Even When Medically Necessary, Children Face Barriers to Epileptic Surgery, Study Finds

When anti-seizure drugs no longer help, children with epilepsy often need surgery, but a new study has found that they face barriers to treatment and often wait more than a year for the surgery.

The UCLA study found that, on average, children had had seizures for more than five years before they had surgery. Parents described confusion over the disease and its medications, insurance obstacles and difficulty finding the right doctors, researchers said.

“Children with drug resistant epilepsy should be evaluated at a comprehensive epilepsy center expeditiously in order to conduct a comprehensive evaluation to determine the most appropriate treatment, including, but not limited to surgical treatments,” said the study’s first author, Christine B. Baca, an assistant professor in residence of neurology at UCLA.

Researchers interviewed 37 parents of children who were under 18 at the time of their surgery at UCLA, between 2006 and 2011.

About two-thirds of children in the study had one or more seizures daily and nearly half had tried three or more anti-seizure drugs.

After two anti-seizure drugs haven’t worked, children should be referred to an epilepsy center for a surgical evaluation, but two-thirds of families in the study waited more than a year for that referral.

Parents described the period before for surgery as a scary and confusing time.

“We’ve been bouncing around hospitals for four to five months,” one parent told researchers. “Not that the care was poor, but there’s a point where it surpasses the local specialty.”
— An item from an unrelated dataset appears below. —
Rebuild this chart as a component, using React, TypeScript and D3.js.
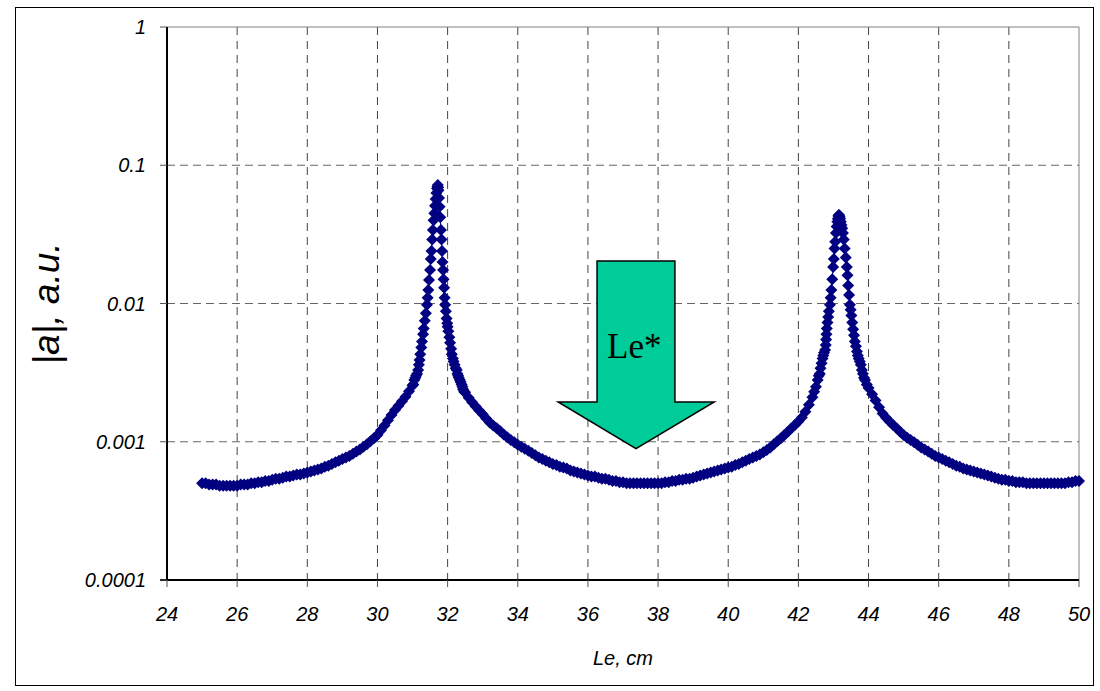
import React from 'react';
import * as d3 from 'd3';

// axis ticks
const X_TICKS = [24, 26, 28, 30, 32, 34, 36, 38, 40, 42, 44, 46, 48, 50];
const Y_TICKS = [0.0001, 0.001, 0.01, 0.1, 1];
const Y_TICK_LABELS = ['0.0001', '0.001', '0.01', '0.1', '1'];
const X_TITLE = 'Le, cm';
const Y_TITLE = '|a|, a.u.';
const ARROW_LABEL = 'Le*';

// series: [Le (cm), |a| (a.u.)]
const BASE_LEFT: [number, number][] = [
  [25.0, 0.00050], [25.1, 0.00050], [25.2, 0.00049], [25.3, 0.00049], [25.4, 0.00049],
  [25.5, 0.00048], [25.6, 0.00048], [25.7, 0.00048], [25.8, 0.00048], [25.9, 0.00048],
  [26.0, 0.00048], [26.1, 0.00049], [26.2, 0.00049], [26.3, 0.00049], [26.4, 0.00050],
  [26.5, 0.00050], [26.6, 0.00051], [26.7, 0.00051], [26.8, 0.00052], [26.9, 0.00052],
  [27.0, 0.00053], [27.1, 0.00054], [27.2, 0.00054], [27.3, 0.00055], [27.4, 0.00056],
  [27.5, 0.00056], [27.6, 0.00057], [27.7, 0.00058], [27.8, 0.00058], [27.9, 0.00059],
  [28.0, 0.00060], [28.1, 0.00061], [28.2, 0.00062], [28.3, 0.00063], [28.4, 0.00064],
  [28.5, 0.00066], [28.6, 0.00067], [28.7, 0.00069], [28.8, 0.00071], [28.9, 0.00073],
  [29.0, 0.00075], [29.1, 0.00077], [29.2, 0.00079], [29.3, 0.00082], [29.4, 0.00085],
  [29.5, 0.00088], [29.6, 0.00092], [29.7, 0.00096], [29.8, 0.00101], [29.9, 0.00106],
  [30.0, 0.00112], [30.1, 0.00121], [30.2, 0.00131], [30.3, 0.00143], [30.4, 0.00156],
  [30.5, 0.00170], [30.6, 0.00182], [30.7, 0.00196], [30.8, 0.00212], [30.9, 0.00232],
];

const PEAK_1: [number, number][] = [
  [31.0, 0.00255], [31.02, 0.0026], [31.05, 0.0028], [31.08, 0.0029], [31.1, 0.0030],
  [31.13, 0.0031], [31.16, 0.0033], [31.18, 0.0036], [31.2, 0.0039], [31.22, 0.0043],
  [31.25, 0.0048], [31.27, 0.0053], [31.3, 0.0060], [31.32, 0.0066], [31.35, 0.0075],
  [31.38, 0.0085], [31.41, 0.0098], [31.43, 0.0110], [31.45, 0.0125], [31.47, 0.0148],
  [31.5, 0.0175], [31.52, 0.021], [31.54, 0.024], [31.56, 0.029], [31.58, 0.034],
  [31.6, 0.040], [31.62, 0.045], [31.64, 0.051], [31.66, 0.057], [31.68, 0.063],
  [31.7, 0.068], [31.71, 0.070], [31.72, 0.072], [31.73, 0.069], [31.74, 0.066],
  [31.755, 0.058], [31.77, 0.050], [31.79, 0.042], [31.81, 0.034], [31.825, 0.029],
  [31.84, 0.024], [31.855, 0.020], [31.87, 0.0175], [31.885, 0.015], [31.9, 0.013],
  [31.915, 0.011], [31.93, 0.0098], [31.95, 0.0088], [31.97, 0.0078], [31.99, 0.0072],
  [32.0, 0.0068], [32.02, 0.0063], [32.05, 0.0057], [32.07, 0.0052], [32.1, 0.0047],
  [32.12, 0.0043], [32.15, 0.0040], [32.17, 0.0038], [32.2, 0.0036], [32.23, 0.0034],
  [32.26, 0.0033], [32.28, 0.0031], [32.3, 0.0030], [32.32, 0.0029], [32.35, 0.0028],
  [32.37, 0.0027], [32.4, 0.0026], [32.42, 0.0025], [32.44, 0.0024], [32.47, 0.0023],
];

const VALLEY: [number, number][] = [
  [32.5, 0.00228], [32.6, 0.00208], [32.7, 0.00193], [32.8, 0.00180], [32.9, 0.00168],
  [33.0, 0.00158], [33.1, 0.00147], [33.2, 0.00138], [33.3, 0.00131], [33.4, 0.00125],
  [33.5, 0.00119], [33.6, 0.00113], [33.7, 0.00108], [33.8, 0.00103], [33.9, 0.00099],
  [34.0, 0.00095], [34.1, 0.00092], [34.2, 0.00089], [34.3, 0.00086], [34.4, 0.00083],
  [34.5, 0.00080], [34.6, 0.00077], [34.7, 0.00075], [34.8, 0.00073], [34.9, 0.00071],
  [35.0, 0.00069], [35.1, 0.00068], [35.2, 0.00066], [35.3, 0.00065], [35.4, 0.00064],
  [35.5, 0.00062], [35.6, 0.00061], [35.7, 0.00060], [35.8, 0.00059], [35.9, 0.00058],
  [36.0, 0.00057], [36.1, 0.00056], [36.2, 0.00056], [36.3, 0.00055], [36.4, 0.00054],
  [36.5, 0.00054], [36.6, 0.00053], [36.7, 0.00052], [36.8, 0.00052], [36.9, 0.00051],
  [37.0, 0.00051], [37.1, 0.00050], [37.2, 0.00050], [37.3, 0.00050], [37.4, 0.00050],
  [37.5, 0.00050], [37.6, 0.00050], [37.7, 0.00050], [37.8, 0.00050], [37.9, 0.00050],
  [38.0, 0.00050], [38.1, 0.00050], [38.2, 0.00051], [38.3, 0.00051], [38.4, 0.00052],
  [38.5, 0.00052], [38.6, 0.00053], [38.7, 0.00053], [38.8, 0.00054], [38.9, 0.00054],
  [39.0, 0.00055], [39.1, 0.00056], [39.2, 0.00057], [39.3, 0.00058], [39.4, 0.00059],
  [39.5, 0.00060], [39.6, 0.00061], [39.7, 0.00062], [39.8, 0.00063], [39.9, 0.00064],
  [40.0, 0.00065], [40.1, 0.00066], [40.2, 0.00068], [40.3, 0.00069], [40.4, 0.00071],
  [40.5, 0.00073], [40.6, 0.00075], [40.7, 0.00077], [40.8, 0.00079], [40.9, 0.00081],
  [41.0, 0.00084], [41.1, 0.00087], [41.2, 0.00091], [41.3, 0.00096], [41.4, 0.00101],
  [41.5, 0.00106], [41.6, 0.00112], [41.7, 0.00118], [41.8, 0.00125], [41.9, 0.00132],
  [42.0, 0.00140], [42.1, 0.00150], [42.2, 0.00165], [42.3, 0.00185], [42.4, 0.00210],
];

const PEAK_2: [number, number][] = [
  [42.45, 0.0023], [42.5, 0.0025], [42.55, 0.0028], [42.58, 0.0030], [42.61, 0.0031],
  [42.63, 0.0034], [42.66, 0.0037], [42.69, 0.0040], [42.71, 0.0042], [42.73, 0.0044],
  [42.76, 0.0046], [42.78, 0.0050], [42.79, 0.0055], [42.8, 0.0060], [42.81, 0.0066],
  [42.83, 0.0073], [42.85, 0.0080], [42.87, 0.0088], [42.9, 0.0098], [42.92, 0.0110],
  [42.94, 0.0125], [42.965, 0.015], [42.99, 0.0184], [43.01, 0.021], [43.03, 0.025],
  [43.05, 0.028], [43.07, 0.0324], [43.09, 0.036], [43.11, 0.039], [43.125, 0.041],
  [43.14, 0.043], [43.15, 0.0435], [43.16, 0.0437], [43.175, 0.0425], [43.19, 0.041],
  [43.21, 0.039], [43.23, 0.037], [43.25, 0.035], [43.27, 0.0324], [43.295, 0.029],
  [43.32, 0.025], [43.35, 0.0215], [43.38, 0.0184], [43.4, 0.016], [43.42, 0.0135],
  [43.445, 0.0115], [43.47, 0.0098], [43.49, 0.0090], [43.51, 0.0082], [43.535, 0.0073],
  [43.56, 0.0065], [43.585, 0.0059], [43.61, 0.0053], [43.64, 0.0049], [43.67, 0.0045],
  [43.695, 0.0042], [43.72, 0.0040], [43.75, 0.0038], [43.78, 0.0036], [43.81, 0.0033],
  [43.84, 0.0031], [43.87, 0.0029], [43.9, 0.0028], [43.95, 0.0026],
];

const BASE_RIGHT: [number, number][] = [
  [44.0, 0.00245], [44.1, 0.00221], [44.2, 0.00199], [44.3, 0.00178], [44.4, 0.00160],
  [44.5, 0.00149], [44.6, 0.00140], [44.7, 0.00132], [44.8, 0.00125], [44.9, 0.00118],
  [45.0, 0.00112], [45.1, 0.00107], [45.2, 0.00103], [45.3, 0.00099], [45.4, 0.00095],
  [45.5, 0.00091], [45.6, 0.00088], [45.7, 0.00085], [45.8, 0.00082], [45.9, 0.00079],
  [46.0, 0.00077], [46.1, 0.00075], [46.2, 0.00073], [46.3, 0.00071], [46.4, 0.00069],
  [46.5, 0.00067], [46.6, 0.00066], [46.7, 0.00064], [46.8, 0.00063], [46.9, 0.00062],
  [47.0, 0.00061], [47.1, 0.00060], [47.2, 0.00059], [47.3, 0.00058], [47.4, 0.00057],
  [47.5, 0.00056], [47.6, 0.00055], [47.7, 0.00054], [47.8, 0.00053], [47.9, 0.00053],
  [48.0, 0.00052], [48.1, 0.00052], [48.2, 0.00051], [48.3, 0.00051], [48.4, 0.00051],
  [48.5, 0.00050], [48.6, 0.00050], [48.7, 0.00050], [48.8, 0.00050], [48.9, 0.00050],
  [49.0, 0.00050], [49.1, 0.00050], [49.2, 0.00050], [49.3, 0.00050], [49.4, 0.00050],
  [49.5, 0.00050], [49.6, 0.00050], [49.7, 0.00051], [49.8, 0.00051], [49.9, 0.00052],
  [50.0, 0.00052],
];

// the green "Le*" arrow, in data units
const ARROW_SHAFT_X = [36.26, 38.48];
const ARROW_HEAD_X = [35.15, 39.6];
const ARROW_TIP_X = 37.37;
const ARROW_TOP = 0.0203;
const ARROW_NECK = 0.00194;
const ARROW_TIP = 0.00089;

const SERIES = d3.sort(
  [...BASE_LEFT, ...PEAK_1, ...VALLEY, ...PEAK_2, ...BASE_RIGHT],
  d => d[0]
);

const FONT = '"Liberation Sans", Arial, sans-serif';
const NAVY = '#000080';

export default function App() {
  const width = 1100;
  const height = 691;
  const left = 167, right = 1079, top = 27, bottom = 580;

  const x = d3.scaleLinear().domain([24, 50]).range([left, right]);
  const y = d3.scaleLog().domain([0.0001, 1]).range([bottom, top]);

  const line = d3.line<[number, number]>()
    .x(d => x(d[0]))
    .y(d => y(d[1]));

  const r = 6;
  const diamond = `M0,${-r}L${r},0L0,${r}L${-r},0Z`;

  const arrowPts = [
    [ARROW_SHAFT_X[0], ARROW_TOP],
    [ARROW_SHAFT_X[1], ARROW_TOP],
    [ARROW_SHAFT_X[1], ARROW_NECK],
    [ARROW_HEAD_X[1], ARROW_NECK],
    [ARROW_TIP_X, ARROW_TIP],
    [ARROW_HEAD_X[0], ARROW_NECK],
    [ARROW_SHAFT_X[0], ARROW_NECK],
  ].map(p => x(p[0]) + ',' + y(p[1])).join(' ');

  return (
    <svg width={width} height={height} style={{ position: 'absolute', left: 0, top: 0 }}>
      <rect x={0} y={0} width={width} height={height} fill="#fff" />
      <rect x={15.5} y={7.5} width={1078} height={678} fill="none" stroke="#000" strokeWidth={1} />

      {/* grid */}
      <g>
        {Y_TICKS.filter(t => t > 0.0001 && t < 1).map(t => (
          <line key={'gy' + t} x1={left} x2={right} y1={y(t)} y2={y(t)}
            stroke="#666" strokeWidth={1} strokeDasharray="8,5" />
        ))}
        {X_TICKS.filter(t => t > 24 && t < 50).map(t => (
          <line key={'gx' + t} x1={x(t)} x2={x(t)} y1={top} y2={bottom}
            stroke="#444" strokeWidth={1} strokeDasharray="8,6" />
        ))}
      </g>

      {/* plot frame: gray top / right, black axes */}
      <line x1={left} x2={right} y1={top} y2={top} stroke="#808080" strokeWidth={1} />
      <line x1={right} x2={right} y1={top} y2={bottom} stroke="#808080" strokeWidth={1} />
      <line x1={left} x2={left} y1={top} y2={bottom} stroke="#000" strokeWidth={2} />
      <line x1={left - 7} x2={right} y1={bottom} y2={bottom} stroke="#000" strokeWidth={2} />

      {/* ticks */}
      {Y_TICKS.map(t => (
        <line key={'ty' + t} x1={left - 7} x2={left} y1={y(t)} y2={y(t)} stroke="#555" strokeWidth={1} />
      ))}
      {X_TICKS.map(t => (
        <line key={'tx' + t} x1={x(t)} x2={x(t)} y1={bottom} y2={bottom + 7} stroke="#555" strokeWidth={1} />
      ))}

      {/* tick labels */}
      <g fontFamily={FONT} fontStyle="italic" fontSize={20} fill="#000">
        {Y_TICKS.map((t, i) => (
          <text key={'ly' + t} x={left - 21} y={y(t)} dy="0.35em" textAnchor="end">{Y_TICK_LABELS[i]}</text>
        ))}
        {X_TICKS.map(t => (
          <text key={'lx' + t} x={x(t)} y={bottom + 41} textAnchor="middle">{t}</text>
        ))}
      </g>

      {/* axis titles */}
      <text x={(left + right) / 2} y={665} textAnchor="middle" fontFamily={FONT}
        fontStyle="italic" fontSize={20}>{X_TITLE}</text>
      <text transform={`translate(59, ${(top + bottom) / 2}) rotate(-90)`} textAnchor="middle"
        fontFamily={FONT} fontStyle="italic" fontSize={37}>{Y_TITLE}</text>

      {/* series */}
      <path d={line(SERIES) || ''} fill="none" stroke={NAVY} strokeWidth={1} />
      <g fill={NAVY}>
        {SERIES.map((d, i) => (
          <path key={'m' + i} d={diamond} transform={`translate(${x(d[0])},${y(d[1])})`} />
        ))}
      </g>

      {/* Le* arrow */}
      <polygon points={arrowPts} fill="#00CC99" stroke="#000" strokeWidth={1.5} strokeLinejoin="miter" />
      <text x={x(36.26) + 10} y={358} fontFamily='"Liberation Serif", "Times New Roman", serif'
        fontSize={35} fill="#000">{ARROW_LABEL}</text>
    </svg>
  );
}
Another child was subjected to a string of medications before being referred to surgery, her parent said.

“When the medications continued to fail and we were on number four and then number five and none of it was working, her seizures were getting worse, her behaviors worse,” the parent told researchers. “Some days all she did was seize and sleep. We kept trying more medications. Nothing was helping our daughter.”

Going forward, Baca and her team plan to develop interventions that will help children with epilepsy get care sooner.

One in 26 Americans will develop epilepsy in his or her lifetime, while an estimated three million Americans and 65 million people worldwide currently live with epilepsy. About half of epilepsy cases first occur during childhood, Baca said.